- Born: 21 February 1987 (age 39)
- Modelling information
- Height: 5 ft 8 in (1.73 m)
- Hair colour: Red
- Eye colour: Green
- Agency: Union Models, Touche Models, Wilhelmina Models, Fashion Model Management, Premium Models, PMA Models,

= Cecile Sinclair =

British-Dutch model

Cecile Sinclair (born 21 February 1987) is a British-Dutch model. She is best known as the winner of the third cycle of Holland's Next Top Model.

==Biography==
Sinclair was born to a Kiwi father of English descent and Dutch mother in Manama, Bahrain. Due to her father's occupation, Sinclair has spent her childhood living in various places, including San Francisco, Hong Kong and England.

Sinclair finished the International Baccalaureate at the International school in Surrey, United Kingdom. She also attended the Roosevelt Academy in Middelburg, Netherlands.

==Modelling career==
Sinclair's modelling career began during the second year of university, when she was scouted for a fashion show in a regional museum. In 2007, she competed in the third cycle of Holland's Next Topmodel, winning the competition. Following her victory, she earned a contract at MTA Models, the cover of Dutch Glamour Magazine, a L'oreal Paris Campaign, and 75,000 Euros.

In 2008, Sinclair was asked to compete in Ford Models Supermodel of the World Contest. She then signed with IMM Models in Brussels, Group Models in Barcelona, Silent Models in Paris. That same year, she did a campaign for Mary Katratzou.

2009 proved to be a good year for Sinclair who posed for the cover of Elle Italia as well as appeared in editorials for Flaunt Magazine, Surface Magazine, Weekend Knack, Lula, Makeup Store, Dazed & Confused. She was featured in campaigns such as Zuneta and she starred in the short film "Treasure Box" by Gemma Booth. She even participated in London Fashion Week walking for Eun Jeong, Jasmine Di Milo, Future Classics, Dean Quin and Ashish. That same year, Sinclair signed with Ford Models in New York.

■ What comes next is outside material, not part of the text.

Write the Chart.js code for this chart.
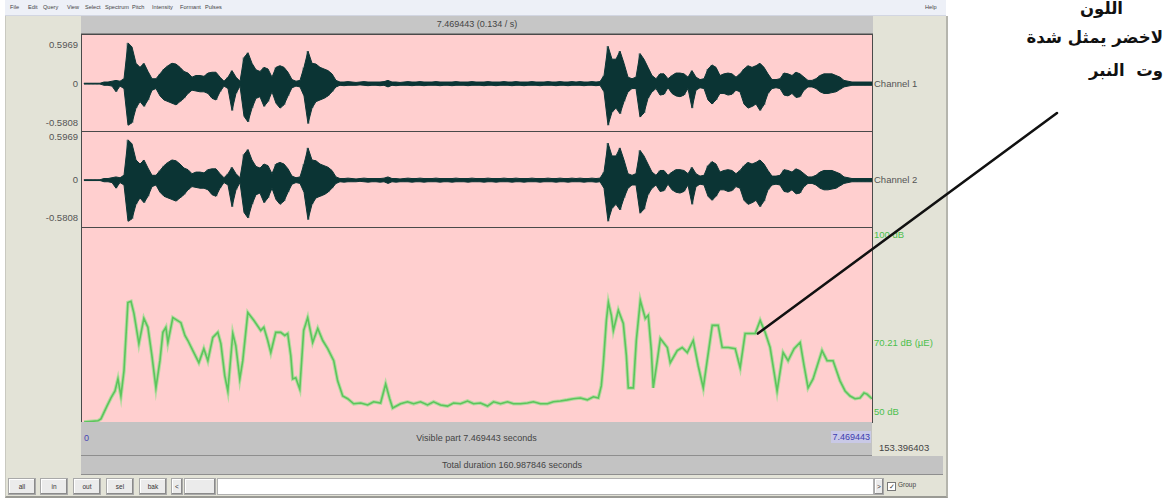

In 2010, both her German agency, PMA Models, and her New York agency, Ford Models began grooming her for the Fall/Winter 2010/2011 show season. Sinclair walked for Rachel Comey, Salvor Projects, Boy by Band, Band of Outsiders, Betsey Johnson, Ecco Domani, Matthew Ames, and Nanette Lepore in New York. In London, Sinclair walked for Acne. Editorially, Sinclair was featured in Elle Italia, Dansk Magazine, PIG Magazine, and Elle Russia. Following the success of Fall/Winter 2011, Sinclair took part of the Spring/Summer 2011 season in Germany. She landed campaigns for Piazza Sempione, Baldinini, Badgley Mischka and Janet Sport.

By 2011, MTA Models merged with Elite Model Management in Amsterdam. With Elite Model Management as her mother agency, Sinclair was placed with Elite Models in Milan and Paris. That same year, Sinclair was featured in campaigns for Tesco's F&F, Mackintosh, Harrods, and D.S. Dundee. In edition, she appeared in editorials for She Magazine, Cosmopolitan UK, German Glamour Magazine, Be Magazine, and The Rake Magazine.

In 2012, Sinclair left Elite Models in Amsterdam for De Boekers. Due to her success in England, she decided to move to London and made her mother agency Union Models. Following this move, Sinclair signed with Ford Models in Paris, Fashion Model Management in Milan, Mega Models in Miami, and Elmer Olsen in Toronto. Also in 2012, she appeared in campaigns for Andrew Barton, George, H&M, Mews, New Look and Mimi Jewelry. She did editorial work for Easy Living Magazine and Brides Magazine. She also appeared on the cover of Annabelle Magazine.

In 2013, Sinclair left Ford Models in New York, Mega Models in Miami, and De Boekers in Amsterdam for Wilhelmina Models in both New York and Miami as well as Touche Models in Amsterdam. Sinclair spent most of the year in the United States appearing in several American editorials. She was also featured on the cover of Health & Beauty in England as well as appearing in Relapse Magazine and Alt for Damerne. That year, Sinclair's campaigns included Superdrug, Sensibiafine, and Lowie Knitwear.

In January 2014, Sinclair was featured in Look Magazine in the United Kingdom.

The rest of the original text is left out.